Io credo, sinceramente credo, che non c’è miglior via per arrivare a scrivere sul serio che di scribacchiare giornalmente. Si deve tentar di portare a galla dall’immi del proprio essere, ogni giorno un suono, un accento, un residuo fossile o vegetale di qualche cosa che sia o non sia puro pensiero, che sia o non sia un sentimento, ma bizzarria, rimpianto, un dolore, qualche cosa di sincero, anatomizzato, e tutto e non di più. altrimenti facilmente si cade, -il giorno in cui di crede d’esser autorizzati di prender penna – in luoghi comuni o si travia quel luogo proprio che non fu a sufficienza disaminato.

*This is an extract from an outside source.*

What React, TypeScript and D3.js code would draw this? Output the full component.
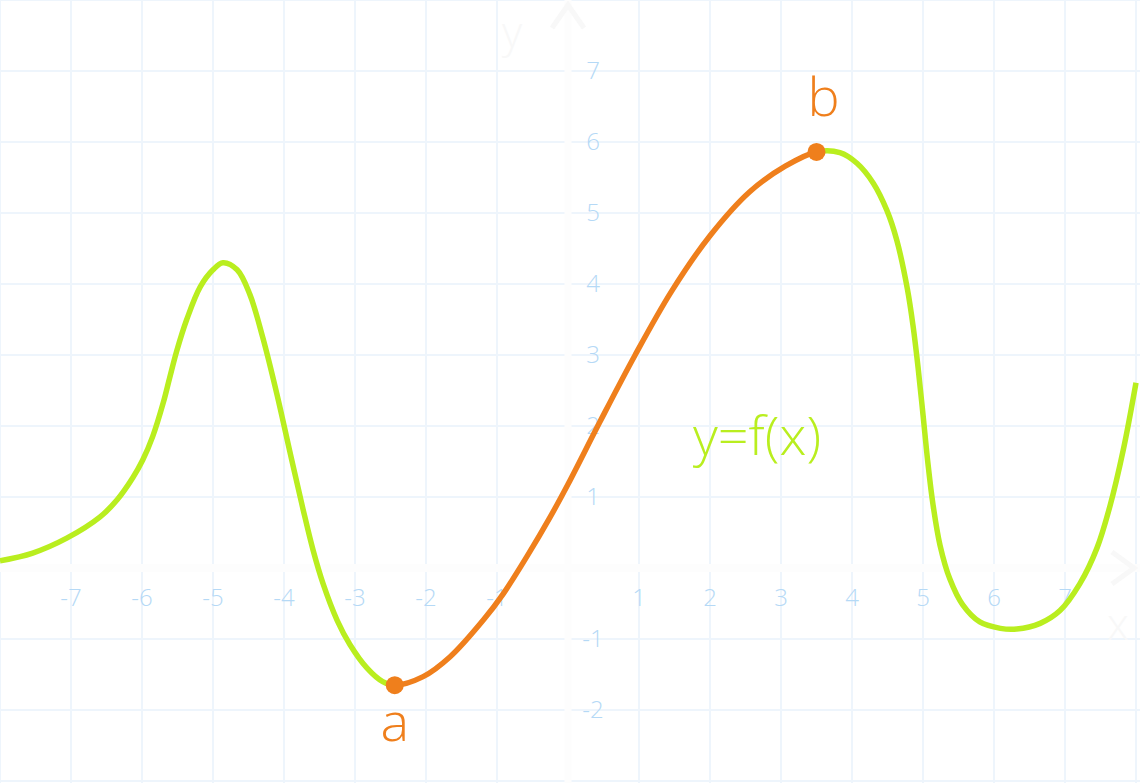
import React from "react";
import * as d3 from "d3";

const W = 1140;
const H = 783;

const curveX = [-8, -7.54, -7.06, -6.59, -6.35, -6.13, -5.99, -5.85, -5.7, -5.61, -5.51, -5.37, -5.18, -5.0, -4.86, -4.66, -4.48, -4.3, -4.1, -3.92, -3.73, -3.59, -3.45, -3.25, -3.07, -2.83, -2.61, -2.44, -2.04, -1.66, -1.19, -0.91, -0.58, -0.25, 0, 0.45, 0.94, 1.46, 2.0, 2.56, 3.06, 3.5, 3.83, 4.07, 4.3, 4.49, 4.63, 4.78, 4.86, 4.93, 5.0, 5.07, 5.14, 5.24, 5.38, 5.56, 5.8, 6.09, 6.32, 6.65, 6.93, 7.21, 7.45, 7.63, 7.82, 8.0];
const curveY = [0.1, 0.21, 0.42, 0.72, 0.96, 1.27, 1.52, 1.85, 2.33, 2.68, 3.06, 3.5, 3.96, 4.2, 4.3, 4.2, 3.85, 3.25, 2.45, 1.65, 0.82, 0.25, -0.22, -0.74, -1.08, -1.41, -1.6, -1.65, -1.53, -1.25, -0.73, -0.36, 0.16, 0.72, 1.18, 2.06, 2.99, 3.9, 4.68, 5.3, 5.66, 5.86, 5.85, 5.7, 5.42, 5.04, 4.62, 3.93, 3.41, 2.83, 2.16, 1.47, 0.9, 0.32, -0.16, -0.52, -0.76, -0.85, -0.86, -0.78, -0.6, -0.22, 0.28, 0.86, 1.66, 2.61];

const pointA = { x: -2.44, y: -1.65, label: "a" };
const pointB = { x: 3.5, y: 5.86, label: "b" };

const xTicks = [-7, -6, -5, -4, -3, -2, -1, 1, 2, 3, 4, 5, 6, 7];
const yTicks = [-2, -1, 1, 2, 3, 4, 5, 6, 7];
const xGrid = d3.range(-8, 9);
const yGrid = d3.range(-3, 9);

const GREEN = "#b9ee1f";
const ORANGE = "#ef7f1c";
const GRID = "#eef5fc";
const TICK = "#b5d9f6";
const FAINT = "#f8f8f8";
const FONT = "'Open Sans', 'Noto Sans', sans-serif";

export default function App() {
  const x = d3.scaleLinear().domain([-8, 8]).range([0, 1136]);
  const y = d3.scaleLinear().domain([-3, 8]).range([781, 0]);
  const pts: [number, number][] = curveX.map((v, i) => [v, curveY[i]]);
  const line = d3
    .line<[number, number]>()
    .x((d) => x(d[0]))
    .y((d) => y(d[1]))
    .curve(d3.curveCatmullRom.alpha(0.5));
  const path = line(pts) || "";
  const xa = x(pointA.x);
  const xb = x(pointB.x);

  return (
    <svg
      width={W}
      height={H}
      style={{ position: "absolute", left: 0, top: 0, background: "#fff" }}
      fontFamily={FONT}
    >
      <defs>
        <clipPath id="clipIn">
          <rect x={xa} y={0} width={xb - xa} height={H} />
        </clipPath>
        <clipPath id="clipOut">
          <path d={`M0,0H${xa}V${H}H0Z M${xb},0H${W}V${H}H${xb}Z`} />
        </clipPath>
      </defs>
      <rect width={W} height={H} fill="#fff" />
      {xGrid.map((v) => (
        <line key={"gx" + v} x1={x(v)} x2={x(v)} y1={0} y2={H} stroke={GRID} strokeWidth={2} />
      ))}
      {yGrid.map((v) => (
        <line key={"gy" + v} x1={0} x2={W} y1={y(v)} y2={y(v)} stroke={GRID} strokeWidth={2} />
      ))}
      {/* faint axes */}
      <line x1={0} x2={W} y1={y(0)} y2={y(0)} stroke="#fdfdfd" strokeWidth={8} />
      <line x1={x(0)} x2={x(0)} y1={0} y2={H} stroke="#fdfdfd" strokeWidth={7} />
      <path d={`M${x(0) - 16},${28} L${x(0)},${5} L${x(0) + 16},${28}`} fill="none" stroke={FAINT} strokeWidth={5} />
      <text x={x(0) - 56} y={48} fontSize={44} fontWeight={300} fill={FAINT} textAnchor="middle">y</text>
      <path d={`M${1112},${y(0) - 16} L${1134},${y(0)} L${1112},${y(0) + 16}`} fill="none" stroke={FAINT} strokeWidth={5} />
      <text x={1118} y={640} fontSize={44} fontWeight={300} fill={FAINT} textAnchor="middle">x</text>

      {xTicks.map((v) => (
        <text key={"tx" + v} x={x(v)} y={y(0) + 38} fontSize={24} fontWeight={300} fill={TICK} textAnchor="middle">
          {v < 0 ? "-" + Math.abs(v) : v}
        </text>
      ))}
      {yTicks.map((v) => (
        <text key={"ty" + v} x={x(0) + 25} y={y(v) + 8} fontSize={24} fontWeight={300} fill={TICK} textAnchor="middle">
          {v < 0 ? "-" + Math.abs(v) : v}
        </text>
      ))}

      <path d={path} fill="none" stroke={GREEN} strokeWidth={5.5} clipPath="url(#clipOut)" />
      <path d={path} fill="none" stroke={ORANGE} strokeWidth={5.5} clipPath="url(#clipIn)" />

      {[pointA, pointB].map((p) => (
        <circle key={p.label} cx={x(p.x)} cy={y(p.y)} r={9} fill={ORANGE} />
      ))}
      <text x={x(pointA.x)} y={y(pointA.y) + 56} fontSize={54} fontWeight={300} fill={ORANGE} textAnchor="middle">
        {pointA.label}
      </text>
      <text x={x(pointB.x) + 7} y={y(pointB.y) - 36} fontSize={54} fontWeight={300} fill={ORANGE} textAnchor="middle">
        {pointB.label}
      </text>
      <text x={693} y={455} fontSize={54} fontWeight={300} fill={GREEN}>
        y=f(x)
      </text>
    </svg>
  );
}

Italo Svevo, diario del 2 ottobre 1899
Ho la passione di comprare quaderni di ogni tipo e usarli per qualsiasi elaborazione: pensieri, disegni, acquarelli, sogni… Scrivere i sogni è un modo per cogliere i tuoi desideri inconsci, ma bisogna saperli elaborare e non è facile, ma rileggendo un sogno capisci o tenti di capire cosa ti turba o cosa invece desideri. Scrivere di getto è un metodo per scavare dentro di se, ti permette di captare parole, suoni, gesti e elaborare un concetto, un progetto.
“Da cosa nasce cosa”.
Trasformare la parola in un progetto non è semplice, ci vuole creatività, passione inciampando a volte nella praticità del reale. Parole, pensieri e frasi che messi insieme non danno significato. Bisogna saper lasciarsi andare e riusciremo a cogliere l’importanza della parola che più ci ha colpito. Anche in famiglia si usa questo metodo di elaborazione del pensiero. Lo faceva mio padre nei campi di prigionia in Germania durante la Seconda Guerra Mondiale, scriveva tra le righe di un libro di preghiera, raccontava quello che accadeva, le sue emozioni, gli scambi di merce, sigarette, rape marcite e tanto altro. Un diario che sconvolge tanto e che racconta le atrocità che l’uomo è in grado di fare contro i suoi simili.
Scribacchiano gli artisti, poeti, cineasti come Fellini che disegnava le sue sceneggiature, creando vere e proprie opere d’arte. Nell’arte bisogna non solo immaginare la creazione ma dare funzionalità alla praticità dell’installazione, bisogna trovare un sistema per “metterlo in mostra”, renderlo operativo.

Lo scorso anno avevo assemblato sette tele, ogni tela un formato di 50×40 e nell’insieme si aprivano a fisarmonica. Avevo fatto mille prove ma la struttura aperta non teneva, si inclinava, ciondolava, crollava. Un anno di prove, successi e fallimenti, ma sono proprio i fallimenti che ti danno la forza di ripartire e migliorare il progetto. Ho sperimentato metodi alternativi fino ad arrivare alla conclusione di ripartire da zero, ovvero incorniciarlo nel metodo più tradizionale.